If you care about history at all, it's absolutely fascinating. The host, Dan Carlin, doesn't call himself a professional historian, but a voracious reader of books documenting interesting periods of time. You can definitely tell: each massive episode is packed with facts, quotes and analysis.

How long and how often?

Very and not very. Carlin's podcasts take a phenomenal amount of research as shown by his quotes and references. Each episode is upwards of five hours long, and a series can be up to six episodes in length. It's seriously in depth.

As such, new episodes appear every few months. It's a nice surprise when it pops up in your feed, rather than something to actively schedule.

If I were to listen to one episode…

Given most of the episodes are part of a series, you're best off starting on one of the shorts: The Destroyer of Worlds is a great place to start: a six-hour podcast outlining how Russia and America rationally got themselves into the irrational position of owning enough nukes to destroy the world several times over. You can't help but feel that maybe the timing of the release wasn't a coincidence.

Best podcasts: The Butterfly Effect

What is it?

Author and journalist Jon Ronson (So You've Been Publicly Shamed; The Men Who Stare at Goats; The Psychopath Test) charts the impact of free online porn on the performers, the internet and culture as a whole.

Why should I listen?

It's a fascinating dive into the laws of unintended consequences and the impact of a whole industry torn apart and rebuilt. It will make you think about the internet very differently – especially the mixed bag of consequences of expecting everything for free. The podcast may be about porn, but it's takeaway messages could apply to any number of industries being disrupted by the internet.

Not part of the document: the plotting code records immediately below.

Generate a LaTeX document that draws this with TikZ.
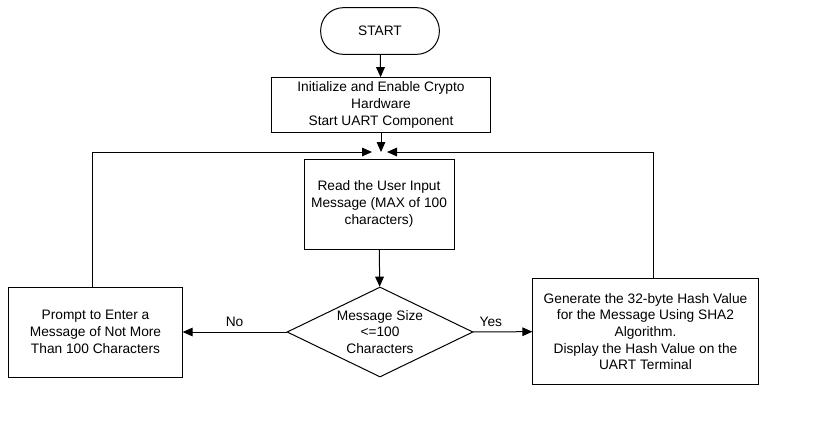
\documentclass[tikz,border=0pt]{standalone}
\usepackage{fontspec}
\setmainfont{Liberation Sans}
\usetikzlibrary{shapes.geometric, arrows.meta}

\begin{document}
\begin{tikzpicture}[x=0.75pt, y=-0.75pt, line width=0.75pt,
    every node/.style={font=\fontsize{10.3}{12.5}\selectfont},
    box/.style={draw, rectangle, align=center, inner sep=2pt},
    term/.style={draw, rectangle, rounded corners=17pt, align=center},
    decision/.style={draw, diamond, aspect=2, align=center, inner sep=0pt},
    arr/.style={-{Triangle[length=7.5pt, width=6.5pt]}}]
            \useasboundingbox (0,0) rectangle (817,436);
            \node[term, minimum width=89pt, minimum height=35pt] (start) at (380,31) {START};
            \node[box, minimum width=164pt, minimum height=41pt] (init) at (381,105) {Initialize and Enable Crypto\\Hardware\\Start UART Component};
            \node[box, minimum width=112.5pt, minimum height=67.5pt] (read) at (379,204) {Read the User Input\\Message (MAX of 100\\characters)};
            \node[decision, minimum width=139.5pt, minimum height=67.5pt] (size) at (380,332) {Message Size\\<=100\\Characters};
            \node[box, minimum width=130pt, minimum height=67.5pt] (prompt) at (95.5,332) {Prompt to Enter a\\Message of Not More\\Than 100 Characters};
            \node[box, minimum width=169pt, minimum height=79pt] (hash) at (645.5,331.5) {Generate the 32-byte Hash Value\\for the Message Using SHA2\\Algorithm.\\Display the Hash Value on the\\UART Terminal};
            \coordinate (mergeL) at (372,152); \coordinate (mergeR) at (387,152);
            \coordinate (topL) at (92,152); \coordinate (topR) at (653,152);
            \draw[arr] (start) -- (init);
            \draw[arr] (init.south) -- (init.south |- mergeL);
            \draw[arr] (read) -- (size);
            \draw[arr] (size) -- (prompt) node[midway, above]{No};
            \draw[arr] (size) -- (hash) node[pos=0.3, above]{Yes};
            \draw[arr] (prompt.north -| topL) -- (topL) -- (mergeL);
            \draw[arr] (hash.north -| topR) -- (topR) -- (mergeR);
        \end{tikzpicture}
\end{document}
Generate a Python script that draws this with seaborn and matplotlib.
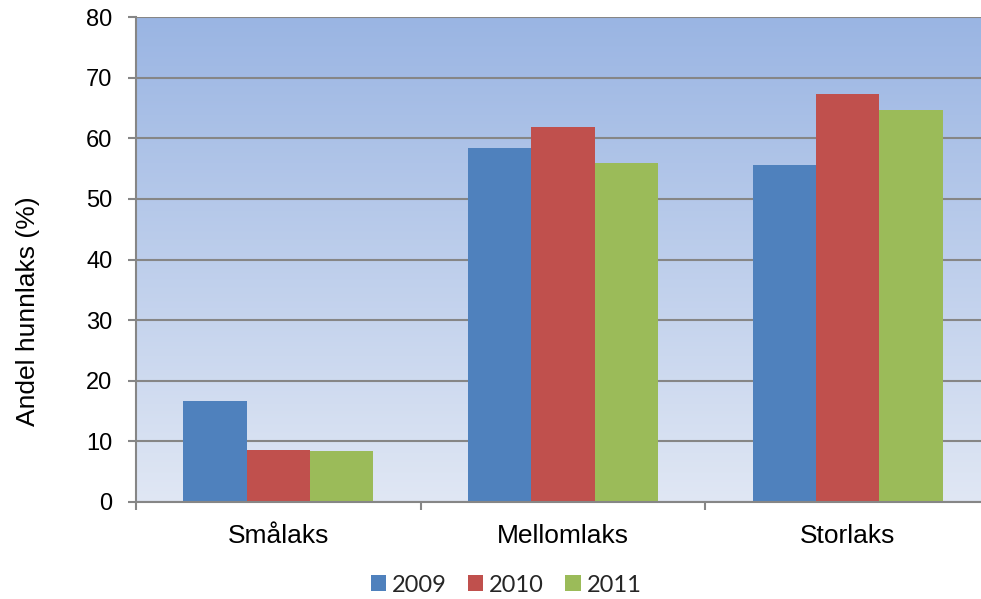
import numpy as np
import pandas as pd
import matplotlib
matplotlib.use("Agg")
import matplotlib.pyplot as plt
import seaborn as sns
from matplotlib.colors import LinearSegmentedColormap
from matplotlib.patches import Patch

# Share of female salmon per size class and year
categories = ["Smålaks", "Mellomlaks", "Storlaks"]
years = ["2009", "2010", "2011"]
v2009 = [16.6, 58.4, 55.6]
v2010 = [8.5, 61.8, 67.3]
v2011 = [8.4, 55.9, 64.6]
yticks = [0, 10, 20, 30, 40, 50, 60, 70, 80]
colors = ["#4F81BD", "#C0504D", "#9BBB59"]

df = pd.DataFrame({
    "Kategori": categories * 3,
    "År": np.repeat(years, len(categories)),
    "Andel": v2009 + v2010 + v2011,
})

sns.set_theme(style="white")
plt.rcParams["font.family"] = ["Liberation Sans", "DejaVu Sans"]

W, H = 981, 599
fig = plt.figure(figsize=(W / 100, H / 100), dpi=100)
ax = fig.add_axes([136 / W, 1 - 502 / H, 1 - 136 / W, (502 - 17) / H])

sns.barplot(data=df, x="Kategori", y="Andel", hue="År", palette=colors,
            width=0.667, gap=0, saturation=1, linewidth=0, legend=False, ax=ax)

# vertical gradient fill behind the plot
grad = LinearSegmentedColormap.from_list("bg", ["#E0E7F4", "#9AB5E3"])
ax.imshow(np.linspace(1, 0, 256).reshape(-1, 1), cmap=grad, aspect="auto",
          extent=[-0.5, 2.5, 0, 80], zorder=-1, interpolation="bicubic")

ax.set_xlim(-0.5, 2.468)
ax.set_ylim(0, 80)
ax.set_yticks(yticks)

grid_c = "#868686"
ax.set_axisbelow(True)
ax.yaxis.grid(True, color=grid_c, linewidth=1.5)
ax.xaxis.grid(False)
for side in ["top", "right"]:
    ax.spines[side].set_visible(False)
for side in ["left", "bottom"]:
    ax.spines[side].set_color(grid_c)
    ax.spines[side].set_linewidth(1.5)

ax.set_xticks([-0.5, 0.5, 1.5], minor=True)
ax.tick_params(axis="x", which="minor", bottom=True, length=6, width=1.5,
               color=grid_c, direction="out")
ax.tick_params(axis="x", which="major", bottom=True, length=0, pad=16,
               labelsize=19, labelcolor="black")
ax.tick_params(axis="y", left=True, length=6, width=1.5, color=grid_c,
               direction="out", pad=11, labelsize=17, labelcolor="black")

ax.set_xlabel("")
ax.set_ylabel("Andel hunnlaks (%)", fontsize=19, color="black")
ax.yaxis.set_label_coords((40 - 136) / 845, (502 - 311) / 485)

handles = [Patch(facecolor=c, edgecolor="none", label=y) for c, y in zip(colors, years)]
fig.legend(handles=handles, loc="center", bbox_to_anchor=(506 / W, 1 - 585 / H),
           ncol=3, frameon=False, handlelength=0.65, handleheight=0.65,
           handletextpad=0.25, columnspacing=0.9,
           prop={"family": "Lato", "size": 17})

fig.savefig("out.png", dpi=100)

Ironically, the podcast – which took over a year to be made – is available free of charge, exclusively on Audible until November. The fact that Amazon, with its business model that crushes competitors ruthlessly, funded one of the best pieces of journalism I've heard this year, and then gave it away free is something that should give you pause for thought long after the final credits roll.

How long and how often?

Just the once. The whole series was released in Audible in one go. A second season is planned, but there's no release date in mind yet.

It's available now exclusively on Audible, but will be released wherever you find your podcasts from November.

If I were to listen to one episode…

It makes sense to listen to it sequentially, but the episode covering custom porn shoots is particularly eye-opening.